Records from a dataset
----

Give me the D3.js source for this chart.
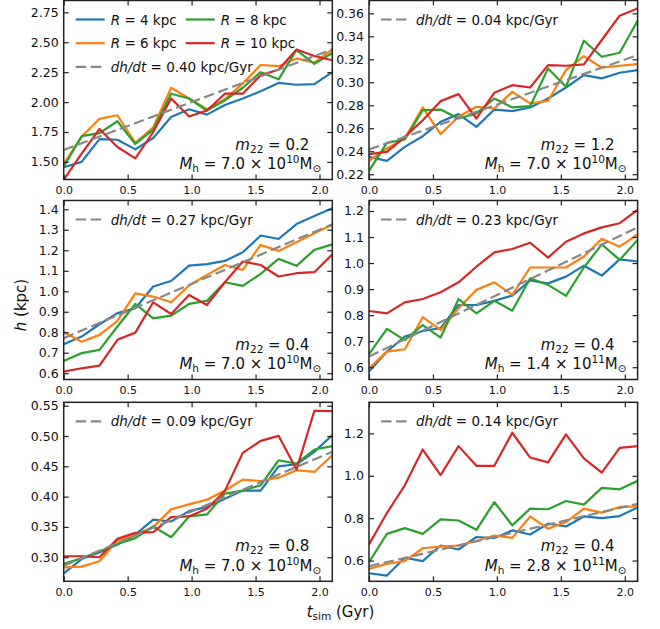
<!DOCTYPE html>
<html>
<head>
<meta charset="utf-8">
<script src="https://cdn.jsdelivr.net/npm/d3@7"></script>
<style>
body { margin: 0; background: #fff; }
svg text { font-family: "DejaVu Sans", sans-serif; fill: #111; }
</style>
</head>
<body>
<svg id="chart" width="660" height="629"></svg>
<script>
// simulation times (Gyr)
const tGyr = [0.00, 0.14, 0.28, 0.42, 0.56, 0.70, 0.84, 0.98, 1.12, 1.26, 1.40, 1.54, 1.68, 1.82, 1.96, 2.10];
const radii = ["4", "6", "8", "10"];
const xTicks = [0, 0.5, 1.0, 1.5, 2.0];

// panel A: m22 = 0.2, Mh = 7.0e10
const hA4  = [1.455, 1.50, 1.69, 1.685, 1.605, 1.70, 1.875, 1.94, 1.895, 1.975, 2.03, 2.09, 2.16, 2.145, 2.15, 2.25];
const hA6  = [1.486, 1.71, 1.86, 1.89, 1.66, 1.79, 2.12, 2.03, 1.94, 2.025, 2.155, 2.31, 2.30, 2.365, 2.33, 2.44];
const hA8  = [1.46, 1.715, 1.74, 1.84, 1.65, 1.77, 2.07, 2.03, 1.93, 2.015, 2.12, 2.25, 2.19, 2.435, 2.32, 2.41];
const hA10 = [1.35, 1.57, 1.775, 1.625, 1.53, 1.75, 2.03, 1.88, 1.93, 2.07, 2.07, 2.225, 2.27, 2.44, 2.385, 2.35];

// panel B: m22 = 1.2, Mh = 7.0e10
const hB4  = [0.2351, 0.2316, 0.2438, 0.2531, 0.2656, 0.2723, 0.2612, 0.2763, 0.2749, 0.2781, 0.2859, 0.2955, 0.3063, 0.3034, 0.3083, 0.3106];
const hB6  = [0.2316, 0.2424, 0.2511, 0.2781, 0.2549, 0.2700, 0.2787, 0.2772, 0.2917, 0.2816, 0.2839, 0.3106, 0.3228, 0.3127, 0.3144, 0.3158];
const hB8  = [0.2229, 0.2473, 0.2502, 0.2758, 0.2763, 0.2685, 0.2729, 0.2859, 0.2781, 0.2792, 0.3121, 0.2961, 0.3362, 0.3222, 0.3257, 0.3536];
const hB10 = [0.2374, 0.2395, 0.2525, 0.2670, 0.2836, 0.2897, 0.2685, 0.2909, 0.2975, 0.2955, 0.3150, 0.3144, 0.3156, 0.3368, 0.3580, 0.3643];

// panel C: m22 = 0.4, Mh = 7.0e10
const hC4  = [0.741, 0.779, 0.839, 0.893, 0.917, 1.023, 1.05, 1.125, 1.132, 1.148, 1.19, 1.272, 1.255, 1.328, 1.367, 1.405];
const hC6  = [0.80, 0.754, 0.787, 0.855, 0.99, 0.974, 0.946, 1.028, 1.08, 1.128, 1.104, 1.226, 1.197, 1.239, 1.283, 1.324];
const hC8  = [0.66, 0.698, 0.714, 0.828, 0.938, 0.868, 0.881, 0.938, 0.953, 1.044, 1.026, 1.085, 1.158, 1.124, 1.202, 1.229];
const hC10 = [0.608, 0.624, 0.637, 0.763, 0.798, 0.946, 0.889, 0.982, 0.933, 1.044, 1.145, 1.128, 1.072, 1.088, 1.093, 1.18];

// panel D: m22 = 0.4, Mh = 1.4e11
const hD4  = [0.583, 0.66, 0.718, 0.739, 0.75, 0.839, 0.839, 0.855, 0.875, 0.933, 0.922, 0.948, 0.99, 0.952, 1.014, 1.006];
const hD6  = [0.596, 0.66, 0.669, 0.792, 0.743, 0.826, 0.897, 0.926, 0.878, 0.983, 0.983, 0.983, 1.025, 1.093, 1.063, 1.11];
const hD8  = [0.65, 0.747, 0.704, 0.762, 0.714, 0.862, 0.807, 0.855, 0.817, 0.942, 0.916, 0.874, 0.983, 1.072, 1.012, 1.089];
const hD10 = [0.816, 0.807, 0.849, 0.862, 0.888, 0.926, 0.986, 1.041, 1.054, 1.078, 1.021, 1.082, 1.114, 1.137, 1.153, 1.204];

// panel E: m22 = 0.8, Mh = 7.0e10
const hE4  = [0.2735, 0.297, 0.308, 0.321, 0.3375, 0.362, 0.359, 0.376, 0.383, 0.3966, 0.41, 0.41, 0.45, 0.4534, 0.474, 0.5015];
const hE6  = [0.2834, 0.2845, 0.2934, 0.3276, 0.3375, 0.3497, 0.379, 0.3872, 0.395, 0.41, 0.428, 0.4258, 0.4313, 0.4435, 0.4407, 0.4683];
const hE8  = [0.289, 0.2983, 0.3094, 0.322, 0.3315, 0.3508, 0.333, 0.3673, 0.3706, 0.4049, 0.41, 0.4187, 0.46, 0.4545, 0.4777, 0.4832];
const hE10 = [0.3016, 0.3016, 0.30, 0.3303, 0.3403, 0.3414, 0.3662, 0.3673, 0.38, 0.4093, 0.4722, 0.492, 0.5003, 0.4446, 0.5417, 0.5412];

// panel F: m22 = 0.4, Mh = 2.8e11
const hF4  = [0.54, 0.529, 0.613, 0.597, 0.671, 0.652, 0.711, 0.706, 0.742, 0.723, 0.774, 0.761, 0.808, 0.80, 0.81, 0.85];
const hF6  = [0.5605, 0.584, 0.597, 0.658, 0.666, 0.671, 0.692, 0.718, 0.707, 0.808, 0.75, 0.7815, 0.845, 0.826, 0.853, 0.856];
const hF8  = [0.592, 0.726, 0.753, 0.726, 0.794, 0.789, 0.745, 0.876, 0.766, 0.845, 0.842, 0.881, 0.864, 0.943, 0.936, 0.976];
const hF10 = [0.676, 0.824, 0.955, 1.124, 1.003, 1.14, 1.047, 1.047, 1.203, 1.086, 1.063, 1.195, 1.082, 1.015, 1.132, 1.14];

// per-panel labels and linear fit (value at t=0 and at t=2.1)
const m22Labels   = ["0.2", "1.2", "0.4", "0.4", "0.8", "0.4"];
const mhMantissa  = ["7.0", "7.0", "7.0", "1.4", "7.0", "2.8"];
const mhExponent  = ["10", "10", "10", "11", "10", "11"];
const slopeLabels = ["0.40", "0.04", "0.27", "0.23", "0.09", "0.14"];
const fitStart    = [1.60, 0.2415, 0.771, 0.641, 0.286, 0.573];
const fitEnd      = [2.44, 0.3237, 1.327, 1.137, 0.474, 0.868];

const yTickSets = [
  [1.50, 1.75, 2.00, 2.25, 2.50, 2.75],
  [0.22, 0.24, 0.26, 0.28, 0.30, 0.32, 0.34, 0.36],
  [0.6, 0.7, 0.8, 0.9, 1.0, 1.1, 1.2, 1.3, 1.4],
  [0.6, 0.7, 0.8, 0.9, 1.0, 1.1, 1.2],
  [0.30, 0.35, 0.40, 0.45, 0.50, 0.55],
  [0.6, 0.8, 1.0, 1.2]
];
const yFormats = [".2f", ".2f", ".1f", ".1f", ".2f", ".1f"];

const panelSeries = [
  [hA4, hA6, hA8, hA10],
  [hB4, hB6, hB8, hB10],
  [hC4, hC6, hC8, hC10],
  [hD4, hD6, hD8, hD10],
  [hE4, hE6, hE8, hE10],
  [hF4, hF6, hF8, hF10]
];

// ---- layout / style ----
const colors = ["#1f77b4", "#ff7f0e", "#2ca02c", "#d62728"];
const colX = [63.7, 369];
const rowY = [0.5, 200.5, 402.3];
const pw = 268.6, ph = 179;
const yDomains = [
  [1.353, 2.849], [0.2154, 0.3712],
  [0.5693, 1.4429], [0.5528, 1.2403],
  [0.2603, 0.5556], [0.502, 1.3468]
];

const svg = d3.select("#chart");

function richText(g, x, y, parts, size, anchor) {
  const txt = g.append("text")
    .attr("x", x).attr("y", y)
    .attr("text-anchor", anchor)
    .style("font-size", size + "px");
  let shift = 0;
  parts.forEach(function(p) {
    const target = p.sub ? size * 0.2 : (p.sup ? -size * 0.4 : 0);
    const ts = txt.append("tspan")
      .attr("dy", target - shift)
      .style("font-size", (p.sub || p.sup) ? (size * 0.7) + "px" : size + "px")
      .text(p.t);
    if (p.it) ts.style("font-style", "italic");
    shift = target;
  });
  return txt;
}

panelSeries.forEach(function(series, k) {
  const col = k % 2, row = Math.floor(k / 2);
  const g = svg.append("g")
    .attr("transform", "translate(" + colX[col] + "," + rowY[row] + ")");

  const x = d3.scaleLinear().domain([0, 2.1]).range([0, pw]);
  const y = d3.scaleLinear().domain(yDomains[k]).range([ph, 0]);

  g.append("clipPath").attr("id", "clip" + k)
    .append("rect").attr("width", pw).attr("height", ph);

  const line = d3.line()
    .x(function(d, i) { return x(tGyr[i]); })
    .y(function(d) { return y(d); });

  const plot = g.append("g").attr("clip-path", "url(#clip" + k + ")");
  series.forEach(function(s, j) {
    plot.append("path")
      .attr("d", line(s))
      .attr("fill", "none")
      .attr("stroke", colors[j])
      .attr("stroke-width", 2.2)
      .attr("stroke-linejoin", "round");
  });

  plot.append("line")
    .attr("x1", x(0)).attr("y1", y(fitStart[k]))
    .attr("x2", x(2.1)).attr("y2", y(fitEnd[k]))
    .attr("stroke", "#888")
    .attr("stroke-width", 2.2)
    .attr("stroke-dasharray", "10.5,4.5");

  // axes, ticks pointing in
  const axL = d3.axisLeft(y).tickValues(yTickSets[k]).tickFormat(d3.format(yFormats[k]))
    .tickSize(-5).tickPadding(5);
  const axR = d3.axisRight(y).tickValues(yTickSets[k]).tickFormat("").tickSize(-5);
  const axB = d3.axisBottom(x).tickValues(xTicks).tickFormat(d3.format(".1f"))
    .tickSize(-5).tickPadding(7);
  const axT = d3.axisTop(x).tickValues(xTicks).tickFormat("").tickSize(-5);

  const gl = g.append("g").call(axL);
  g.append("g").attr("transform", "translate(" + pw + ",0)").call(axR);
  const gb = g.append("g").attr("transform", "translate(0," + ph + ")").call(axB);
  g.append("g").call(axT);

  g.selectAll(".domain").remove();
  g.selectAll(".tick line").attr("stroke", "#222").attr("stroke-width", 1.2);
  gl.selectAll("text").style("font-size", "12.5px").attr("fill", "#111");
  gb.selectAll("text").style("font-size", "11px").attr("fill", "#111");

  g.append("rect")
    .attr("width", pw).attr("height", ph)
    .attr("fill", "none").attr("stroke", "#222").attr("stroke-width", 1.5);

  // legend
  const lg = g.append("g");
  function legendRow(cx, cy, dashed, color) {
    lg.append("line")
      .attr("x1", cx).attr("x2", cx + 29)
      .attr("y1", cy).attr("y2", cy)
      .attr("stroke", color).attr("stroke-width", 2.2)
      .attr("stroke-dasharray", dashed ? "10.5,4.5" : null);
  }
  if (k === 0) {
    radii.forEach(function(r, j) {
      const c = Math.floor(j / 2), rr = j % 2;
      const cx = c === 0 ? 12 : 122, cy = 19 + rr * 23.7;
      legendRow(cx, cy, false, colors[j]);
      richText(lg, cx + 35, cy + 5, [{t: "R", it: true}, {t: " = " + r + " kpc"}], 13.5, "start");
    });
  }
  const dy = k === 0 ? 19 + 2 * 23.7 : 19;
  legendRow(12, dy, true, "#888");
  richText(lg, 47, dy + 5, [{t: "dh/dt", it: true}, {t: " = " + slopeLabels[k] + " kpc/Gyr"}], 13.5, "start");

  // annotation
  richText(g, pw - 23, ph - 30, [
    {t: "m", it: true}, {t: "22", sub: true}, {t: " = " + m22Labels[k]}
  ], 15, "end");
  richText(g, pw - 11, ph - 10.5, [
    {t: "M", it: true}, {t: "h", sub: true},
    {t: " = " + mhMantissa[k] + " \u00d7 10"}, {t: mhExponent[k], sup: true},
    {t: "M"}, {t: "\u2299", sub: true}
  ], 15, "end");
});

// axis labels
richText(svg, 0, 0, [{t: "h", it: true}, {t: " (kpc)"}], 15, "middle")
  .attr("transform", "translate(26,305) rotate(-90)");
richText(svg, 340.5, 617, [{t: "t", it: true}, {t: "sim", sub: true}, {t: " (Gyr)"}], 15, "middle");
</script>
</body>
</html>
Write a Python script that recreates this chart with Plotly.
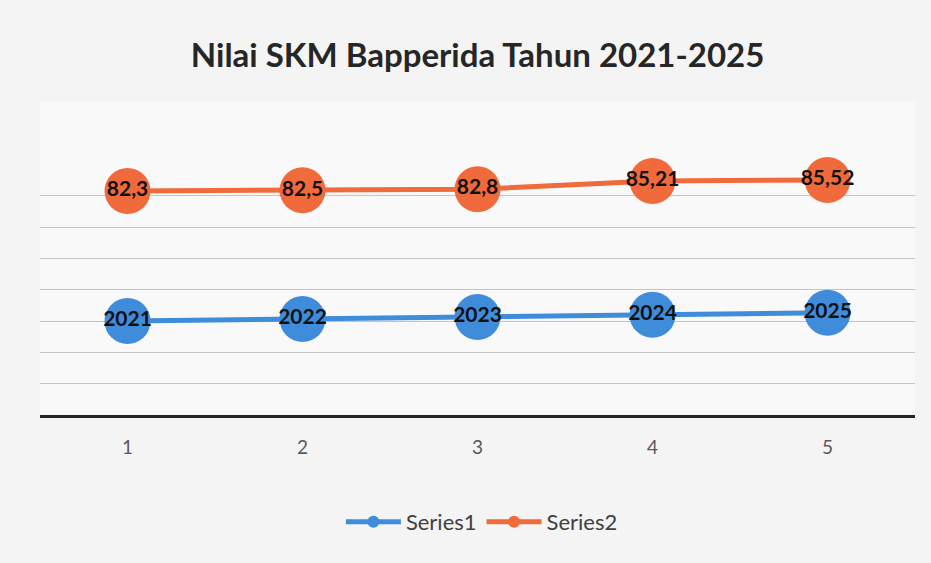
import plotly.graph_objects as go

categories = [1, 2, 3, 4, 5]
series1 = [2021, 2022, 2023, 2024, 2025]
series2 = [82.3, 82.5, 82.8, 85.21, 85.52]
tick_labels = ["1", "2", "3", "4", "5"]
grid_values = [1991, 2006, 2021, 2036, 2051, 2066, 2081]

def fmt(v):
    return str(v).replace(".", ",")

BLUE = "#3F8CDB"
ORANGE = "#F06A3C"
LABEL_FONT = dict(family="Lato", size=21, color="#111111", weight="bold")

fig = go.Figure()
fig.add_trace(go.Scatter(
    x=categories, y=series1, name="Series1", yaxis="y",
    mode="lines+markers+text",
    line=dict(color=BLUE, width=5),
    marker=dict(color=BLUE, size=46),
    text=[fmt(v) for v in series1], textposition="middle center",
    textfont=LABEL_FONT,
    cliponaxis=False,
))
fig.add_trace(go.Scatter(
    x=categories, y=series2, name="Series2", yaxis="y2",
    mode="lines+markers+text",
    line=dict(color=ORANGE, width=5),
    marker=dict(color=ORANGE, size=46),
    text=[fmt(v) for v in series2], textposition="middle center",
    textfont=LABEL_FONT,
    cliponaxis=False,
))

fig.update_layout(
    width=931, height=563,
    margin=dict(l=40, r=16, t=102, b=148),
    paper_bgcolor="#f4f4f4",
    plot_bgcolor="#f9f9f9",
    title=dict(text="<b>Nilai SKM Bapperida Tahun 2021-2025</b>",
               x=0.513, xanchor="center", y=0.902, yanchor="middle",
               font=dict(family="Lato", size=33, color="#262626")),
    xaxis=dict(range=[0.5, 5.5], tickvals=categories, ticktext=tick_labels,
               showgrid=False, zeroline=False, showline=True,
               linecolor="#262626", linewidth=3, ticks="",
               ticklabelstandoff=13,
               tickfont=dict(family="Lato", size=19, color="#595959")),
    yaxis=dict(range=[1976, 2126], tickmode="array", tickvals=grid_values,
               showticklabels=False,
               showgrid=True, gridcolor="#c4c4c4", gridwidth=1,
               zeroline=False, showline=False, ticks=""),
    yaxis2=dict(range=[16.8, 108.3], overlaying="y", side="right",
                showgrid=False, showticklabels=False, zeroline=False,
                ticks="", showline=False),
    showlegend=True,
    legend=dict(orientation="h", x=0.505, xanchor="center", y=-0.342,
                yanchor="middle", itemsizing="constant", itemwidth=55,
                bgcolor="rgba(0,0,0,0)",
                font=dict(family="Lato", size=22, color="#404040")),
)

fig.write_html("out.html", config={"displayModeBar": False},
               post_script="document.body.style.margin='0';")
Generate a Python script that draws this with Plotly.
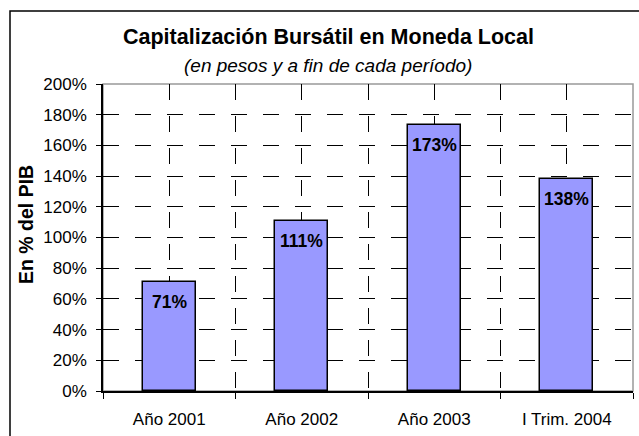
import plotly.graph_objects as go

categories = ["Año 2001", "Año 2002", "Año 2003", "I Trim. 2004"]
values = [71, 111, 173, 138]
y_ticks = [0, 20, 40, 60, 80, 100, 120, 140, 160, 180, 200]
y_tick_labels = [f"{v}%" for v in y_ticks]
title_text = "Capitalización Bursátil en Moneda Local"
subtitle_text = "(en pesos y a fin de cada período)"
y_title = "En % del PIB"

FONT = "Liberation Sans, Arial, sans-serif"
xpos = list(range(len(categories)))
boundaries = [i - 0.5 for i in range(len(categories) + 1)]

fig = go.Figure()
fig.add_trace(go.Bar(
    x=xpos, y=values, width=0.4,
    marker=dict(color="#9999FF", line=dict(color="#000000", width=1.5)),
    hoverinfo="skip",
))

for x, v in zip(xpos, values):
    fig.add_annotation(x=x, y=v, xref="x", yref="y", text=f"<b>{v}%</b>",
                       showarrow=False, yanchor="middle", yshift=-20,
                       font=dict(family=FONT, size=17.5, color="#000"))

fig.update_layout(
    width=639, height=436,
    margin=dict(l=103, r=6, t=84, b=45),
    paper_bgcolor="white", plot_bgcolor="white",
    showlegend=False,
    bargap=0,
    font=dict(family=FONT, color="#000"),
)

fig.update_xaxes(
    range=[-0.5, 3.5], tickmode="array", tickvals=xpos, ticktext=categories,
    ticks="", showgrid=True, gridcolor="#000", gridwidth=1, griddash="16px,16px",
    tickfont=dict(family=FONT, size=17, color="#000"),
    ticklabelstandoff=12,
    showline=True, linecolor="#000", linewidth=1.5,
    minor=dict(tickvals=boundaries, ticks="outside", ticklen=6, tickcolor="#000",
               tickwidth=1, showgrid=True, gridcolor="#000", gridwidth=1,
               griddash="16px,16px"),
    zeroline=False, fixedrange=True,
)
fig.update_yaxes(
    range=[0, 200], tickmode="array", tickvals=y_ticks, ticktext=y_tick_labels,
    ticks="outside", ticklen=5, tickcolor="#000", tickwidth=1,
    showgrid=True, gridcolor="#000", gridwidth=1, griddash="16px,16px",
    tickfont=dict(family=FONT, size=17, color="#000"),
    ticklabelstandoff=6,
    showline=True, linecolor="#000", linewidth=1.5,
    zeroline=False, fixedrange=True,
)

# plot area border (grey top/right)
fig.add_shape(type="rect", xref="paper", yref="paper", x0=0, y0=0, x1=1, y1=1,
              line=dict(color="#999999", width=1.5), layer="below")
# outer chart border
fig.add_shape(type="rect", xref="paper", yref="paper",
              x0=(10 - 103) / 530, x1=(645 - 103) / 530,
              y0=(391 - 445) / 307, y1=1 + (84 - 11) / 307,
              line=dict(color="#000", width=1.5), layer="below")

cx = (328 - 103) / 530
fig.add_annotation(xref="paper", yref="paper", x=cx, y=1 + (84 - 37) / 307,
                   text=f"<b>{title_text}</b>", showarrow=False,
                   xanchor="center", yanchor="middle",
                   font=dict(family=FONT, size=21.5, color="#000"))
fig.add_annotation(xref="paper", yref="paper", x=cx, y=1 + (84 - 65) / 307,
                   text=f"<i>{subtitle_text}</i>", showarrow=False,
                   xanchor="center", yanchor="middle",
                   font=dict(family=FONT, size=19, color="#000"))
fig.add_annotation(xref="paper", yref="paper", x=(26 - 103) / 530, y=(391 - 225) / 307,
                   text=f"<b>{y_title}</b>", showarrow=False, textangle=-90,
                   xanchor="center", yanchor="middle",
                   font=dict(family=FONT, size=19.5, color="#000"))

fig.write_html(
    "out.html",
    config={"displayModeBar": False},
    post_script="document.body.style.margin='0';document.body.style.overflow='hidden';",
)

----

▶ [Exercise requirements] Quote, please, every line of the material above from its start through the line that has "2.44, 2.385, 2.35];", reproducing the words exactly and dropping any images.

▶ [Task response]
Give me the D3.js source for this chart.
<!DOCTYPE html>
<html>
<head>
<meta charset="utf-8">
<script src="https://cdn.jsdelivr.net/npm/d3@7"></script>
<style>
body { margin: 0; background: #fff; }
svg text { font-family: "DejaVu Sans", sans-serif; fill: #111; }
</style>
</head>
<body>
<svg id="chart" width="660" height="629"></svg>
<script>
// simulation times (Gyr)
const tGyr = [0.00, 0.14, 0.28, 0.42, 0.56, 0.70, 0.84, 0.98, 1.12, 1.26, 1.40, 1.54, 1.68, 1.82, 1.96, 2.10];
const radii = ["4", "6", "8", "10"];
const xTicks = [0, 0.5, 1.0, 1.5, 2.0];

// panel A: m22 = 0.2, Mh = 7.0e10
const hA4  = [1.455, 1.50, 1.69, 1.685, 1.605, 1.70, 1.875, 1.94, 1.895, 1.975, 2.03, 2.09, 2.16, 2.145, 2.15, 2.25];
const hA6  = [1.486, 1.71, 1.86, 1.89, 1.66, 1.79, 2.12, 2.03, 1.94, 2.025, 2.155, 2.31, 2.30, 2.365, 2.33, 2.44];
const hA8  = [1.46, 1.715, 1.74, 1.84, 1.65, 1.77, 2.07, 2.03, 1.93, 2.015, 2.12, 2.25, 2.19, 2.435, 2.32, 2.41];
const hA10 = [1.35, 1.57, 1.775, 1.625, 1.53, 1.75, 2.03, 1.88, 1.93, 2.07, 2.07, 2.225, 2.27, 2.44, 2.385, 2.35];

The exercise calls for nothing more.